WASHINGTON: Despite tensions and distrust, majorities in both India and Pakistan want their government to work towards improving bilateral relations, says a new US survey.
The Washington-based Pew Global Attitudes Project, which interviewed thousands of people in both countries, notes: “Indians and Pakistanis see their often fractious relationship in a similarly negative light. But both want their bilateral relations to improve.”
To achieve this target, “majorities in both countries want to see their governments pursue efforts to better cross-border ties,” the report adds.
The face-to-face survey of more than 4,000 people in India was conducted between March 19 and April 19. A similar survey was done in Pakistan earlier this year.
Seven-in-ten Indians and roughly six-in-ten Pakistanis (62 per cent) think it is important to improve relations.
Nearly two-thirds of both Indians and Pakistanis say that increased trade between the two countries would be a good thing. But, while supportive, Indians are less-intensely focused than Pakistanis on resolving the Kashmir dispute.
About six-in-ten Indians (59 per cent) say it is very important to resolve Indo-Pakistani differences over Kashmir, compared with roughly eight-in-ten Pakistanis (79 per cent) who hold such strong sentiments.
Each has nation an unfavourable view of the other, but Pakistani sentiment is more intense: 72 per cent of Pakistanis see India unfavourably, with more than half (55 per cent) viewing their neighbour very unfavourably. And 57 per cent of Pakistanis see India as a very serious threat.
The United States and President Barack Obama: A 58 per cent-majority of urban Indians is favorably disposed toward the United States. They see America in a more favorable light than they view other major world powers, such as Russia (48 per cent) or the EU (38 per cent).
About seven-in-ten city dwellers (71 per cent) who say they are following the US election closely want President Obama to be re-elected.
China: Only a third of urban Indians have a favorable view of China and about half (53 per cent) think China’s growing economy is a bad thing for India.
Only 13 per cent of all Indians have a favourable view of Pakistan; 59 per cent have an unfavourable opinion of their Muslim neighbour. This is the lowest percentage approval of Pakistan among the nine countries where this question was asked.

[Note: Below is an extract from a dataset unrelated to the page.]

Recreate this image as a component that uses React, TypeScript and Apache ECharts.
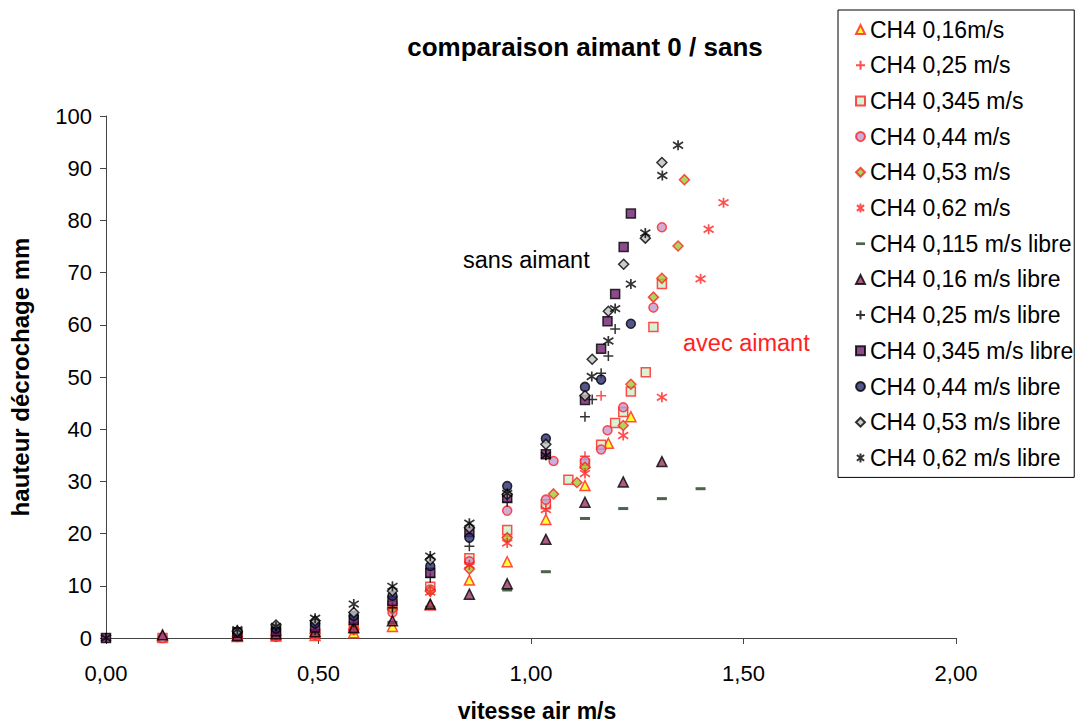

About six-in-ten Indians (59 per cent) see Pakistan as a very serious threat to India.
Pakistan is viewed as a far greater menace than Lashkar-e-Taiba, the Naxalite Maoist domestic insurgency (which in 2011 was blamed for about 600 deaths) or the security challenge posed by China, which fought a war with India in 1962 and in recent years has periodically massed troops on India’s north-eastern frontier.